WORK TO COMPLETE: Would you copy the records below, exactly and only from their first line through the line containing "176, 175, 174];", without any pictures?

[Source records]

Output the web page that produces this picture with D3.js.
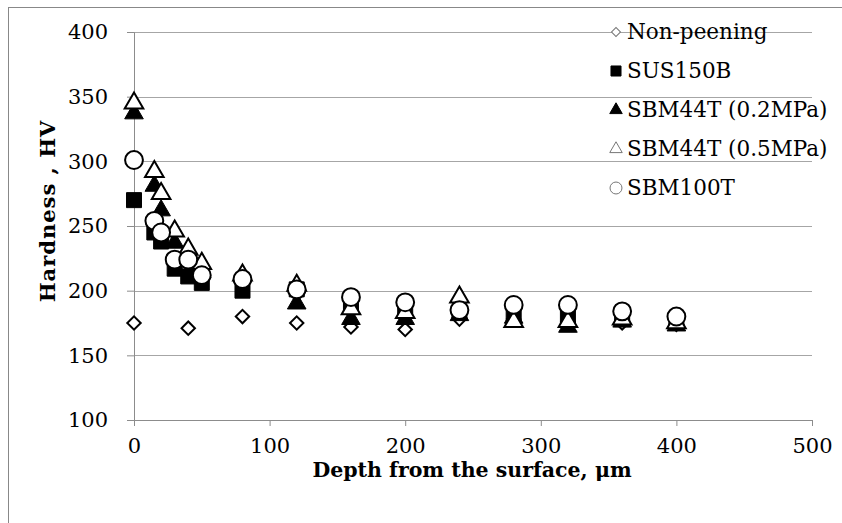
<!DOCTYPE html>
<html>
<head>
<meta charset="utf-8">
<script src="https://cdn.jsdelivr.net/npm/d3@7"></script>
<style>
  body { margin: 0; background: #fff; }
  text { font-family: "DejaVu Serif", serif; fill: #000; }
</style>
</head>
<body>
<div id="chart"></div>
<script>
// values
const depthNP = [0, 40, 80, 120, 160, 200, 240, 280, 320, 360, 400];
const hvNonPeening = [175, 171, 180, 175, 172, 170, 178, 178, 176, 175, 174];

const depth = [0, 15, 20, 30, 40, 50, 80, 120, 160, 200, 240, 280, 320, 360, 400];
const hvSUS150B = [270, 245, 238, 217, 211, 206, 200, 201, 190, 187, 183, 180, 180, 178, 176];
const hvSBM44T02 = [337, 281, 262, 237, 226, 214, 211, 190, 178, 178, 181, 179, 172, 176, 173];
const hvSBM44T05 = [345, 292, 275, 246, 232, 221, 212, 204, 186, 183, 195, 176, 176, 178, 175];
const hvSBM100T = [301, 254, 245, 224, 224, 212, 209, 201, 195, 191, 185, 189, 189, 184, 180];

const xTicks = [0, 100, 200, 300, 400, 500];
const yTicks = [100, 150, 200, 250, 300, 350, 400];

const seriesNames = ["Non-peening", "SUS150B", "SBM44T (0.2MPa)", "SBM44T (0.5MPa)", "SBM100T"];

const series = [
    {name: seriesNames[0], x: depthNP, y: hvNonPeening, shape: "diamond", fill: "#fff"},
    {name: seriesNames[1], x: depth, y: hvSUS150B, shape: "square", fill: "#000"},
    {name: seriesNames[2], x: depth, y: hvSBM44T02, shape: "triangle", fill: "#000"},
    {name: seriesNames[3], x: depth, y: hvSBM44T05, shape: "triangle", fill: "#fff"},
    {name: seriesNames[4], x: depth, y: hvSBM100T, shape: "circle", fill: "#fff"}
];

const W = 842, H = 523;
const margin = {top: 32, right: 30, bottom: 103, left: 134};
const width = W - margin.left - margin.right,
      height = H - margin.top - margin.bottom;

const svg = d3.select("#chart").append("svg")
    .attr("width", W)
    .attr("height", H);

// chart border
svg.append("rect")
    .attr("x", 8.5).attr("y", 7.5)
    .attr("width", W).attr("height", H)
    .attr("fill", "none")
    .attr("stroke", "#888")
    .attr("stroke-width", 1);

const g = svg.append("g")
    .attr("transform", `translate(${margin.left},${margin.top})`);

const x = d3.scaleLinear().domain([0, 500]).range([0, width]);
const y = d3.scaleLinear().domain([100, 400]).range([height, 0]);

// gridlines
g.selectAll(".grid")
    .data(yTicks.slice(1))
  .enter().append("line")
    .attr("class", "grid")
    .attr("x1", 0).attr("x2", width)
    .attr("y1", d => Math.round(y(d)) + 0.5)
    .attr("y2", d => Math.round(y(d)) + 0.5)
    .attr("stroke", "#a6a6a6");

// axes
const yAxis = g.append("g")
    .call(d3.axisLeft(y).tickValues(yTicks).tickSize(7).tickPadding(19));
const xAxis = g.append("g")
    .attr("transform", `translate(0,${height})`)
    .call(d3.axisBottom(x).tickValues(xTicks).tickSize(6).tickPadding(12));

[xAxis, yAxis].forEach(a => {
    a.select(".domain").attr("stroke", "#8c8c8c");
    a.selectAll(".tick line").attr("stroke", "#8c8c8c");
    a.selectAll(".tick text")
        .style("font-family", "DejaVu Serif, serif")
        .style("font-size", "21px")
        .attr("fill", "#000");
});

// axis titles
svg.append("text")
    .attr("x", 472).attr("y", 477)
    .attr("text-anchor", "middle")
    .style("font-size", "20.5px")
    .style("font-weight", "bold")
    .text("Depth from the surface, μm");

svg.append("text")
    .attr("transform", "translate(55,211) rotate(-90)")
    .attr("text-anchor", "middle")
    .style("font-size", "21px")
    .style("font-weight", "bold")
    .style("letter-spacing", "1px")
    .text("Hardness , HV");

function symbolPath(shape, scale) {
    if (shape === "diamond") return d3.symbol(d3.symbolSquare, 90 * scale)();
    if (shape === "square") return d3.symbol(d3.symbolSquare, 225 * scale)();
    if (shape === "triangle") return d3.symbol(d3.symbolTriangle, 150 * scale)();
    return d3.symbol(d3.symbolCircle, 250 * scale)();
}

// markers
series.forEach(s => {
    const pts = s.x.map((d, i) => [d, s.y[i]]);
    g.append("g").selectAll("path")
        .data(pts)
      .enter().append("path")
        .attr("d", symbolPath(s.shape, 1))
        .attr("transform", d => `translate(${x(d[0])},${y(d[1])})` + (s.shape === "diamond" ? " rotate(45)" : ""))
        .attr("fill", s.fill)
        .attr("stroke", "#000")
        .attr("stroke-width", s.fill === "#000" ? 1 : 2);
});

// legend
const legend = svg.append("g").attr("transform", "translate(616,32)");
series.forEach((s, i) => {
    const row = legend.append("g").attr("transform", `translate(0,${i * 39})`);
    row.append("path")
        .attr("d", symbolPath(s.shape, 0.45))
        .attr("transform", s.shape === "diamond" ? "rotate(45)" : null)
        .attr("fill", s.fill)
        .attr("stroke", s.fill === "#000" ? "#000" : "#777")
        .attr("stroke-width", 1);
    row.append("text")
        .attr("x", 11).attr("y", 7)
        .style("font-size", "21.5px")
        .text(s.name);
});
</script>
</body>
</html>
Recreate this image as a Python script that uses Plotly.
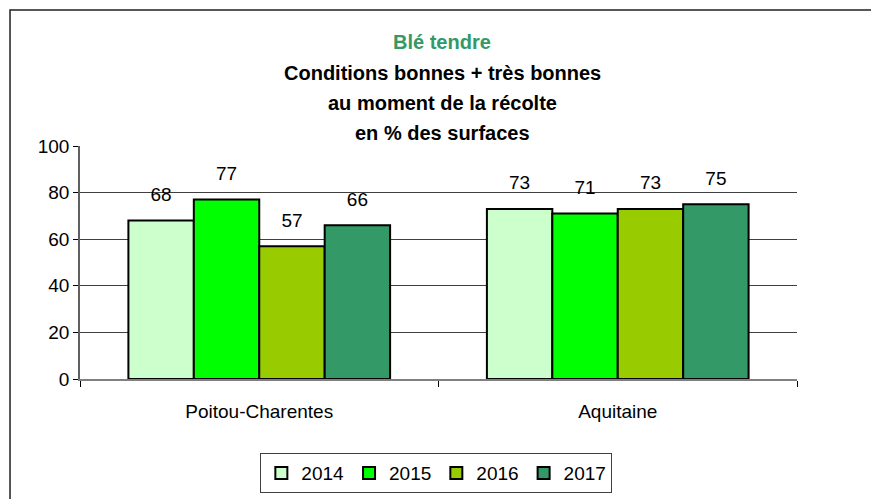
import plotly.graph_objects as go

regions = ["Poitou-Charentes", "Aquitaine"]
years = ["2014", "2015", "2016", "2017"]
values = {
    "2014": [68, 73],
    "2015": [77, 71],
    "2016": [57, 73],
    "2017": [66, 75],
}
colors = {
    "2014": "#CCFFCC",
    "2015": "#00FF00",
    "2016": "#99CC00",
    "2017": "#339966",
}
y_ticks = [0, 20, 40, 60, 80, 100]
grid_ticks = [20, 40, 60, 80]

FONT = "Liberation Sans, Arial, sans-serif"

fig = go.Figure()
for yr in years:
    fig.add_trace(go.Bar(
        x=regions,
        y=values[yr],
        name=yr,
        marker=dict(color=colors[yr], line=dict(color="black", width=2)),
        hoverinfo="x+y+name",
    ))

# value labels: invisible markers push the text up like Excel does
for yr in years:
    fig.add_trace(go.Scatter(
        x=regions,
        y=values[yr],
        mode="markers+text",
        marker=dict(size=22, opacity=0),
        text=[str(v) for v in values[yr]],
        textposition="top center",
        textfont=dict(size=19, color="black"),
        cliponaxis=False,
        showlegend=False,
        hoverinfo="skip",
    ))

# empty trace so the overlay grid axis gets drawn
fig.add_trace(go.Scatter(x=[], y=[], yaxis="y2", showlegend=False, hoverinfo="skip"))

fig.update_layout(
    width=879, height=499,
    barmode="group",
    bargap=0.27,
    bargroupgap=0,
    scattermode="group",
    scattergap=0.27,
    paper_bgcolor="white",
    plot_bgcolor="white",
    font=dict(family=FONT, size=19, color="black"),
    # page body adds 8px, margins compensate for it
    margin=dict(l=72, r=90, t=138, b=128, autoexpand=False),
    showlegend=True,
    legend=dict(
        orientation="h",
        x=0.497, xanchor="center",
        y=-0.318, yanchor="top",
        bordercolor="#404040", borderwidth=1,
        font=dict(size=19),
        itemwidth=30,
        traceorder="normal",
    ),
    xaxis=dict(
        showline=True, linecolor="#808080", linewidth=1.5,
        ticks="outside", tickson="boundaries", ticklen=6, tickcolor="black",
        ticklabelstandoff=14,
        showgrid=False,
    ),
    yaxis=dict(
        range=[0, 100],
        tickvals=y_ticks,
        showline=True, linecolor="#606060", linewidth=1.5,
        ticks="outside", ticklen=5, tickcolor="black",
        showgrid=False, zeroline=False,
    ),
    yaxis2=dict(
        overlaying="y",
        range=[0, 100],
        tickvals=grid_ticks,
        showticklabels=False,
        showgrid=True, gridcolor="#404040", gridwidth=1,
        zeroline=False, showline=False,
    ),
)

titles = [
    ("Blé tendre", "#339966", 1.446),
    ("Conditions bonnes + très bonnes", "black", 1.313),
    ("au moment de la récolte", "black", 1.185),
    ("en % des surfaces", "black", 1.056),
]
for txt, col, yy in titles:
    fig.add_annotation(
        text=f"<b>{txt}</b>", xref="paper", yref="paper",
        x=0.505, y=yy, xanchor="center", yanchor="middle",
        showarrow=False, font=dict(size=20, color=col),
    )

# outer chart frame
fig.add_shape(
    type="rect", xref="paper", yref="paper",
    x0=-0.0976, y0=-1.0, x1=1.3, y1=1.584,
    line=dict(color="#202020", width=1.5),
)

fig.write_html("out.html")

WRITTEN RESPONSE:
Output the web page that produces this picture with D3.js.
<!DOCTYPE html>
<html>
<head>
<meta charset="utf-8">
<script src="https://cdn.jsdelivr.net/npm/d3@7"></script>
<style>
  body { margin: 0; background: #fff; }
  text { font-family: "DejaVu Serif", serif; fill: #000; }
</style>
</head>
<body>
<div id="chart"></div>
<script>
// values
const depthNP = [0, 40, 80, 120, 160, 200, 240, 280, 320, 360, 400];
const hvNonPeening = [175, 171, 180, 175, 172, 170, 178, 178, 176, 175, 174];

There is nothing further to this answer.